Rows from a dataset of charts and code
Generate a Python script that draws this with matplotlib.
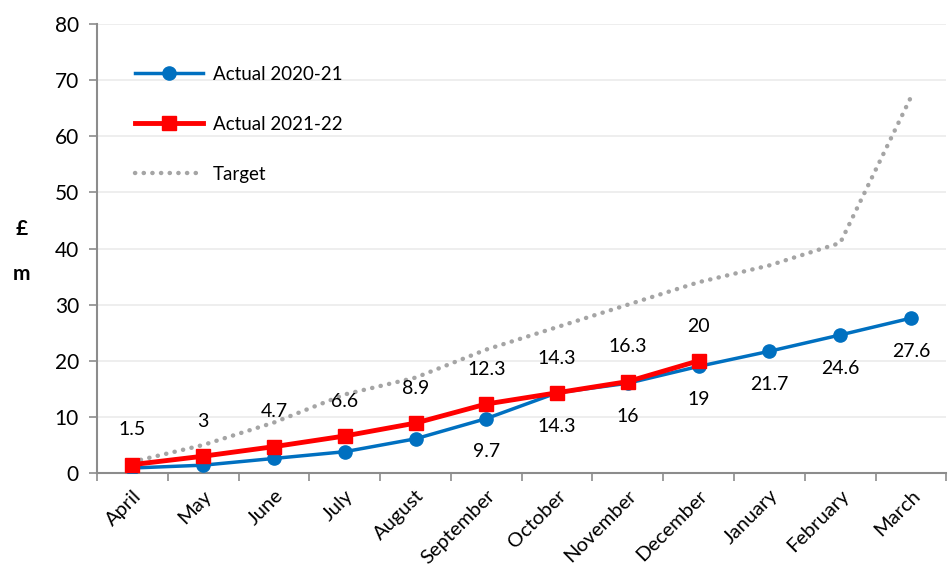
import numpy as np
import matplotlib.pyplot as plt

plt.rcParams['font.family'] = ['Lato', 'DejaVu Sans']

months = ['April', 'May', 'June', 'July', 'August', 'September', 'October',
          'November', 'December', 'January', 'February', 'March']
actual_2021 = [0.9, 1.4, 2.6, 3.8, 6.1, 9.7, 14.3, 16, 19, 21.7, 24.6, 27.6]
actual_2122 = [1.5, 3, 4.7, 6.6, 8.9, 12.3, 14.3, 16.3, 20]
target = [2, 5, 9, 14, 17, 22, 26, 30, 34, 37, 41, 67]
# which 2020-21 points get a value label (below the point)
blue_labels = {5: '9.7', 6: '14.3', 7: '16', 8: '19', 9: '21.7', 10: '24.6', 11: '27.6'}
red_labels = ['1.5', '3', '4.7', '6.6', '8.9', '12.3', '14.3', '16.3', '20']

fig = plt.figure(figsize=(9.48, 5.79), dpi=100)
ax = fig.add_axes([0.1023, 0.183, 0.896, 0.7755])

x = np.arange(len(months))
ax.plot(x, target, color='#A5A5A5', linestyle=(0, (0.05, 1.9)), linewidth=3.2,
        dash_capstyle='round', label='Target', zorder=2)
ax.plot(x, actual_2021, color='#0070C0', linewidth=2.5, marker='o', markersize=9.5,
        label='Actual 2020-21', zorder=3)
ax.plot(x[:len(actual_2122)], actual_2122, color='#FF0000', linewidth=3.5, marker='s',
        markersize=10, label='Actual 2021-22', zorder=4)

for i, t in blue_labels.items():
    ax.annotate(t, (x[i], actual_2021[i]), xytext=(0, -24), textcoords='offset points',
                ha='center', va='center', fontsize=14)
for i, t in enumerate(red_labels):
    ax.annotate(t, (x[i], actual_2122[i]), xytext=(0, 25), textcoords='offset points',
                ha='center', va='center', fontsize=14)

ax.set_xlim(-0.5, 11.5)
ax.set_ylim(0, 80)
ax.set_yticks(range(0, 81, 10))
ax.set_xticks(x)
ax.set_xticklabels(months, rotation=45, ha='right', rotation_mode='anchor', fontsize=14.5)
ax.set_xticks(np.arange(-0.5, 12, 1), minor=True)
ax.tick_params(axis='x', which='major', length=0, pad=10)
ax.tick_params(axis='x', which='minor', length=6, color='#8C8C8C', width=1.2)
ax.tick_params(axis='y', length=6, color='#8C8C8C', width=1.2, labelsize=15, pad=7)
ax.grid(axis='y', color='#EBEBEB', linewidth=1.2)
ax.set_axisbelow(True)
for s in ['top', 'right']:
    ax.spines[s].set_visible(False)
for s in ['left', 'bottom']:
    ax.spines[s].set_color('#8C8C8C')
    ax.spines[s].set_linewidth(1.5)

fig.text(0.023, 0.605, '£', fontsize=15, fontweight='bold', ha='center', va='center')
fig.text(0.023, 0.527, 'm', fontsize=15, fontweight='bold', ha='center', va='center')

h, l = ax.get_legend_handles_labels()
ax.legend([h[1], h[2], h[0]], [l[1], l[2], l[0]], loc='upper left',
          bbox_to_anchor=(0.025, 0.944), frameon=False, fontsize=13.5, labelspacing=1.75,
          handlelength=3.6, handletextpad=0.55)

plt.savefig('out.png', dpi=100)
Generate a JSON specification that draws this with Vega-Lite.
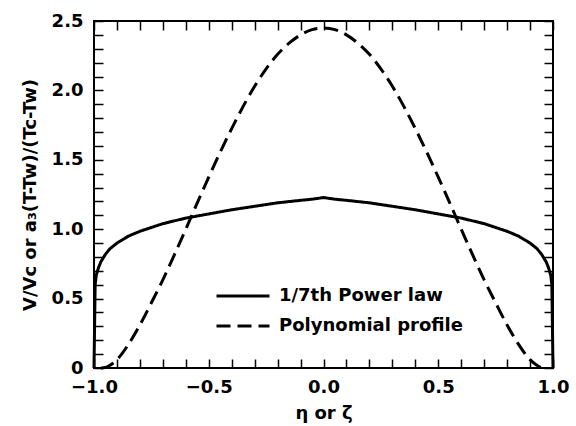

▶ Written task
Leave out every picture and copy the rest of the records exactly.

▶ Full answer
Generate a Python script that draws this with matplotlib.
import numpy as np
import matplotlib.pyplot as plt

plt.rcParams['font.family'] = ['Lato', 'DejaVu Sans']

months = ['April', 'May', 'June', 'July', 'August', 'September', 'October',
          'November', 'December', 'January', 'February', 'March']
actual_2021 = [0.9, 1.4, 2.6, 3.8, 6.1, 9.7, 14.3, 16, 19, 21.7, 24.6, 27.6]
actual_2122 = [1.5, 3, 4.7, 6.6, 8.9, 12.3, 14.3, 16.3, 20]
target = [2, 5, 9, 14, 17, 22, 26, 30, 34, 37, 41, 67]
# which 2020-21 points get a value label (below the point)
blue_labels = {5: '9.7', 6: '14.3', 7: '16', 8: '19', 9: '21.7', 10: '24.6', 11: '27.6'}
red_labels = ['1.5', '3', '4.7', '6.6', '8.9', '12.3', '14.3', '16.3', '20']

fig = plt.figure(figsize=(9.48, 5.79), dpi=100)
ax = fig.add_axes([0.1023, 0.183, 0.896, 0.7755])

x = np.arange(len(months))
ax.plot(x, target, color='#A5A5A5', linestyle=(0, (0.05, 1.9)), linewidth=3.2,
        dash_capstyle='round', label='Target', zorder=2)
ax.plot(x, actual_2021, color='#0070C0', linewidth=2.5, marker='o', markersize=9.5,
        label='Actual 2020-21', zorder=3)
ax.plot(x[:len(actual_2122)], actual_2122, color='#FF0000', linewidth=3.5, marker='s',
        markersize=10, label='Actual 2021-22', zorder=4)

for i, t in blue_labels.items():
    ax.annotate(t, (x[i], actual_2021[i]), xytext=(0, -24), textcoords='offset points',
                ha='center', va='center', fontsize=14)
for i, t in enumerate(red_labels):
    ax.annotate(t, (x[i], actual_2122[i]), xytext=(0, 25), textcoords='offset points',
                ha='center', va='center', fontsize=14)

ax.set_xlim(-0.5, 11.5)
ax.set_ylim(0, 80)
ax.set_yticks(range(0, 81, 10))
ax.set_xticks(x)
ax.set_xticklabels(months, rotation=45, ha='right', rotation_mode='anchor', fontsize=14.5)
ax.set_xticks(np.arange(-0.5, 12, 1), minor=True)
ax.tick_params(axis='x', which='major', length=0, pad=10)
ax.tick_params(axis='x', which='minor', length=6, color='#8C8C8C', width=1.2)
ax.tick_params(axis='y', length=6, color='#8C8C8C', width=1.2, labelsize=15, pad=7)
ax.grid(axis='y', color='#EBEBEB', linewidth=1.2)
ax.set_axisbelow(True)
for s in ['top', 'right']:
    ax.spines[s].set_visible(False)
for s in ['left', 'bottom']:
    ax.spines[s].set_color('#8C8C8C')
    ax.spines[s].set_linewidth(1.5)

fig.text(0.023, 0.605, '£', fontsize=15, fontweight='bold', ha='center', va='center')
fig.text(0.023, 0.527, 'm', fontsize=15, fontweight='bold', ha='center', va='center')

h, l = ax.get_legend_handles_labels()
ax.legend([h[1], h[2], h[0]], [l[1], l[2], l[0]], loc='upper left',
          bbox_to_anchor=(0.025, 0.944), frameon=False, fontsize=13.5, labelspacing=1.75,
          handlelength=3.6, handletextpad=0.55)

plt.savefig('out.png', dpi=100)
Generate a JSON specification that draws this with Vega-Lite.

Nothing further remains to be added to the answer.